Hewlett-Packard Enterprise (HPE) is making available a suite of tools to unify the management of public and private clouds via a software-as-service (SaaS) applications.
Bryan Jacquot, HPE worldwide user experience architect, says HPE OneSphere provides IT organizations with a means to manage a multi-cloud IT environment using a SaaS application they can consume in the same on-demand manner they employ to deploy cloud applications on-premises or on a public cloud service.
HPE OneSphere makes uses of application programming interfaces (APIs) to unify the management of diverse IT environments under a common software-defined framework.
Within that management application, HPE has also provided Project workspaces for different types of individuals and teams, including IT operations, business users, developers and data scientists.
Jacquot says HPE makes use of Docker and Kubernetes container technologies to provide the foundation for HPE OneSphere. The goal is to make it easier for IT organizations to manage any combination of hybrid cloud computing environment they choose to craft.
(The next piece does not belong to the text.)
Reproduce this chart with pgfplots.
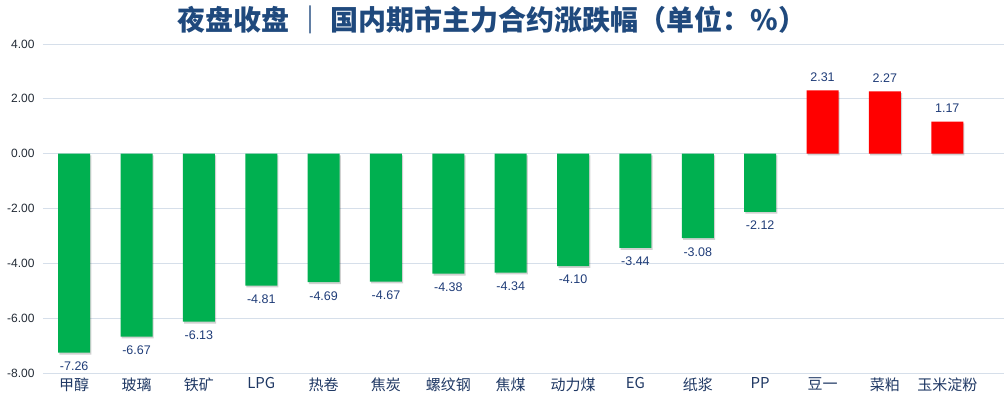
\documentclass[border=0pt]{standalone}
\usepackage{pgfplots}
\pgfplotsset{compat=1.18}
\usepackage{fontspec}
\setmainfont{Noto Sans CJK SC}
\newfontfamily\numfont{Liberation Sans}
\definecolor{barg}{HTML}{00B050}
\definecolor{barr}{HTML}{FF0000}
\definecolor{navy}{HTML}{1F3864}
\definecolor{valc}{HTML}{1F3C78}
\definecolor{titleblue}{HTML}{1F497D}
\definecolor{gridc}{HTML}{D6DFEA}
\definecolor{tickc}{HTML}{222A35}
\begin{document}
\begin{tikzpicture}
\begin{axis}[
  scale only axis,
  width=961pt, height=329pt,
  xmin=-0.5, xmax=14.91, ymin=-8, ymax=4,
  ytick={-8,-6,-4,-2,0,2,4},
  xtick={0,...,14},
  xticklabels={甲醇,玻璃,铁矿,LPG,热卷,焦炭,螺纹钢,焦煤,动力煤,EG,纸浆,PP,豆一,菜粕,玉米淀粉},
  ymajorgrids, grid style={gridc, line width=0.9pt},
  axis line style={draw=none},
  major tick length=0pt,
  xticklabel style={font=\fontsize{15}{18}\selectfont, text=navy, yshift=-1pt},
  yticklabel style={font=\numfont\fontsize{12}{14}\selectfont, text=tickc, xshift=-5pt},
  /pgf/number format/.cd, fixed, fixed zerofill, precision=2, assume math mode=true,
  /pgfplots/.cd,
  ybar, bar width=32pt, bar shift=0pt,
  nodes near coords,
  nodes near coords style={font=\numfont\fontsize{12.5}{14}\selectfont, text=valc, inner ysep=9pt,
    /pgf/number format/.cd, fixed, fixed zerofill, precision=2, assume math mode=true},
  clip=false,
]
\addplot[fill=barg, draw=none, preaction={fill=black, opacity=0.18, transform canvas={xshift=1.2pt,yshift=-1.8pt}}] coordinates {
 (0,-7.26) (1,-6.67) (2,-6.13) (3,-4.81) (4,-4.69) (5,-4.67) (6,-4.38) (7,-4.34) (8,-4.10) (9,-3.44) (10,-3.08) (11,-2.12)};
\addplot[fill=barr, draw=none, preaction={fill=black, opacity=0.18, transform canvas={xshift=1.2pt,yshift=-1.8pt}}] coordinates {
 (12,2.31) (13,2.27) (14,1.17)};
\end{axis}
\node[font=\fontsize{28}{32}\selectfont\bfseries, text=titleblue] at ([shift={(449pt,353pt)}]current axis.south west) {夜盘收盘 ｜ 国内期市主力合约涨跌幅（单位：\%）};
\pgfresetboundingbox
\path[use as bounding box] ([shift={(-43pt,-23pt)}]current axis.south west) rectangle ([shift={(961pt,373pt)}]current axis.south west);
\end{tikzpicture}
\end{document}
To one degree or another, most IT environments today are multi-cloud. They typically employ at least one public cloud alongside an on-premises IT environment that is becoming more cloud-like. At the same time, many IT organizations either already have or are planning to add an additional public cloud service, if for no other reason than to play Amazon Web Services (AWS) against Microsoft Azure. However, each stack of public and private cloud computing requires them to master a separate management plane, which drives up the total cost of ownership (TCO) of an IT environment—which creates a challenge at a time when many IT organizations are looking for both lower costs and increased agility. Through OneSphere, however, HPE is resolving that issue by providing access to one common management portal for both on-premises IT environment and public cloud services, says Jacquot.
There are other means to develop a common management plane spanning multiple clouds. But building, deploying and maintaining a management framework spanning multiple clouds can be a complicated endeavor. HPE OneSphere presents IT organizations with a portal through which all the underlying APIs are abstracted away from the IT operations team, making the process simpler, says Jacquot.
It’s unclear at what rate IT organizations will move to unify the management of multiple clouds in 2018. Different parts of an organization often fund adoption of different classes of public cloud services. At the some point internal IT teams are tasked with managing those services. But the constitutional crises that drive those events might not occur until 2019 or beyond within many organizations.
Regardless of the approach taken to managing multiple clouds, there’s no doubt that the distribution of application workloads across multiple internal and external platforms represents arguably the biggest DevOps challenge of 2018. Organizations that get in front of this issue today are likely to find managing IT to be much easier in the years ahead. Those that don’t are likely to experience more pain than they might have ever bargained.